The Big Idea
Ecuador | Oil dependence
Siobhan Morden | March 17, 2023
This document is intended for institutional investors and is not subject to all of the independence and disclosure standards applicable to debt research reports prepared for retail investors.
After some delay, Ecuador’s legislature is moving forward with impeachment of President Guillermo Lasso. Next the legislative CAL committee reviews the motion and then likely next week the most important test—review from the constitutional court. This is where many constitutional lawyers believe the criminal allegations will fall short. Even if the constitutional court admits the impeachment, the threat of snap elections would likely deter a two-thirds impeachment vote in the Assembly. But even no impeachment could weaken Lasso and lower the trading range for Ecuador’s Eurobonds.
Our base case scenario is no impeachment, but a weak Lasso administration will still face many challenges. The recent shock of lower oil prices would only aggravate latent social and political tensions. There is no margin for flexibility on the 2023 budget. This would not jeopardize the low near-term Eurobond coupon payments, especially for their priority status under the market friendly Lasso administration. However, it does reinforce the high political and social tensions under a scenario of pro-cyclical fiscal austerity and a lower trading range for Eurobond prices.

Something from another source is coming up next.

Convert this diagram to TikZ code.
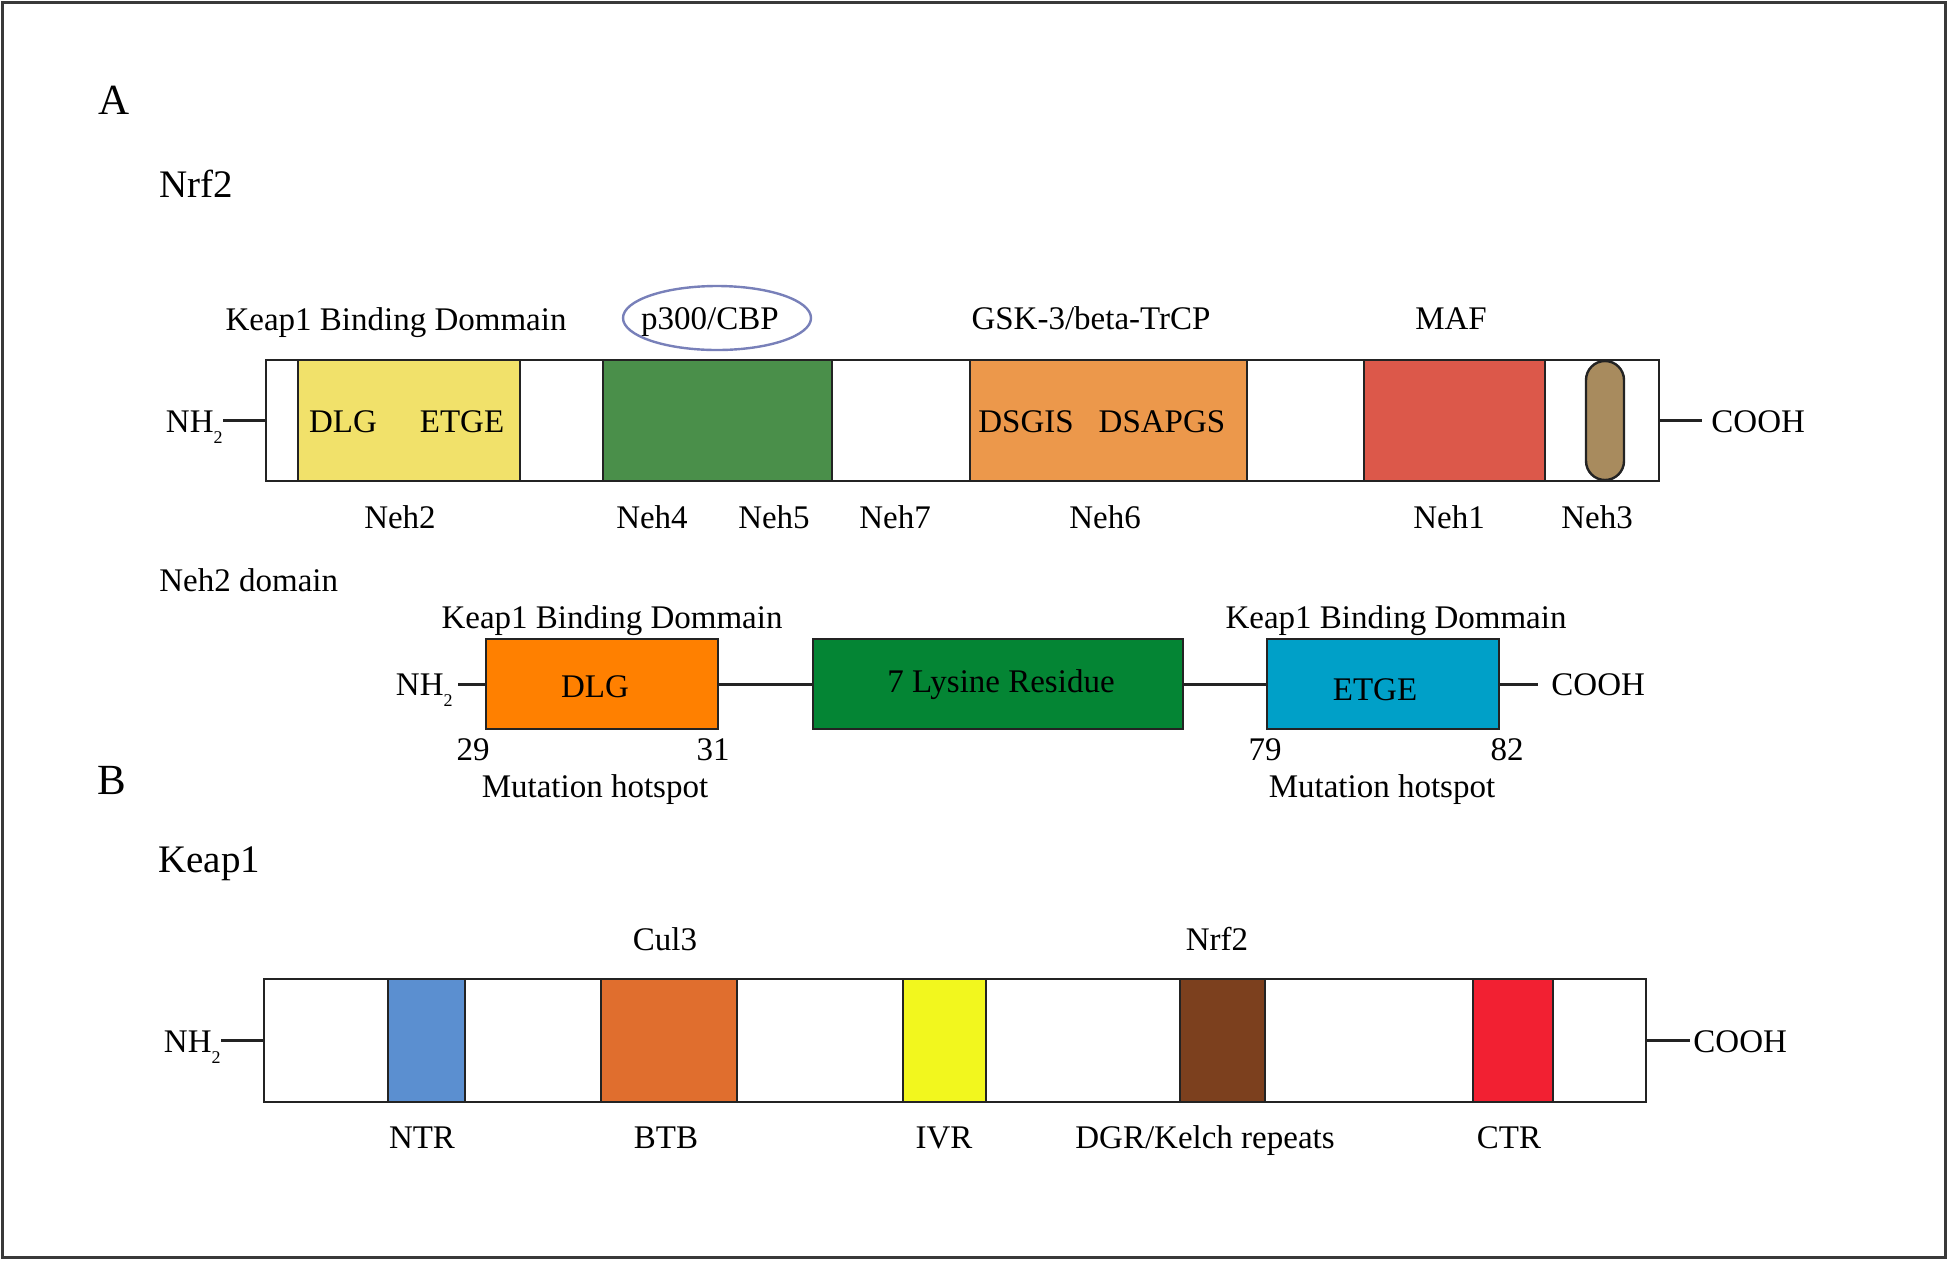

There has been back and forth and much indecision among the opposition on the impeachment process. This is not just a political process but rather a technical process that requires a favorable ruling under Article 129 from the constitutional court on the criminal allegations. President Lasso issued a statement rejecting the impeachment and claims that there is no legal basis but rather just an attempt to destabilize the government.
If the legislative CAL committee signs off on the impeachment documents, then the next step is review from the constitutional court next week. It would require six of nine justices to either approve or archive the impeachment. The strong institutions and independent judiciary suggest a rational outcome that would archive the impeachment. The alternative scenario is that the threat of snap elections would discourage a two-thirds impeachment vote from the legislature. It would require 92 versus the latest vote of 59 deputies and versus 80 deputies on the last impeachment attempt in June 2022. The same roadblocks remain on either rejection from the constitutional court or failure to achieve two-thirds majority vote under threat of snap elections. This was always our base case scenario.
The impeachment threat may soon be averted; however, the weak governability should continue. The political and social pressures remain unresolved and now weaker oil prices provide even less policy flexibility. There is no room for fiscal stimulus under weak oil prices and less borrowing capacity under the assumption of no IMF successor program (Exhibit 1). This should perpetuate a pseudo limbo of weak governability for the Lasso administration and persistent political risk premium for Eurobonds.
Exhibit 1: Ecuador’s funding
Source: https://www.finanzas.gob.ecf *budget excludes oil/derivative accounts
The current oil prices are now near budgeted levels of $65 a barrel for the Ecuador mix. This now exposes some weak assumptions within the budget including $1 billion sale of non-financial assets (Soplaverde Hydro plant and Monteverde Terminal), $637 million external financing, and 4.5% higher oil production. There has been no progress on asset monetization under either the Lasso or the Moreno administration, no progress on reversing the decline in oil production since 2016 peak levels and no access to external capital markets at distressed bond prices. The volatility of oil prices and high oil dependence reaffirms the need to expand oil production beyond 500K/bpd. The budgeted fiscal deficit of 2.1% of GDP could passively revert back to the trend levels of 4% to 5% of GDP. The limited financing alternatives should force lower spending since you cannot spend what you cannot borrow under the constraints of dollarization. There is marginal borrowing flexibility from the multilaterals as well as the typical reliance on arrears (stock that varies from $2 billion to $4 billion). This should force the Lasso administration to actively adjust the fiscal deficit closer to 3% of GDP. This fiscal austerity should not impact priority Eurobond coupon payments, especially for the small payments of less than 0.5% of GDP.
The low coupon bonds shouldn’t have such a high sensitivity to the near-term volatility of oil prices with low Eurobond payments inferring low liquidity/rollover risks for their small burden within the 2023 budget. The backloaded payments depend on a gradual process to either structurally decrease the non-oil deficit or increase oil revenues (volume and/or prices). The volatility of oil prices could also provide some temporary budget relief either now or later. The bottom line is that backloaded coupons should be less vulnerable to near-term macro trends and much more dependent upon medium-term political and policy risk beyond 2025. The ECUA’35 and ECUA’40 bonds are now at critical support levels of historic low 30 recovery value that already discount worst-case medium-term scenarios. This may provide a near-term floor for bond prices but bond prices may still be trapped at a lower trading range under the constraints of policy paralysis of a weak political mandate.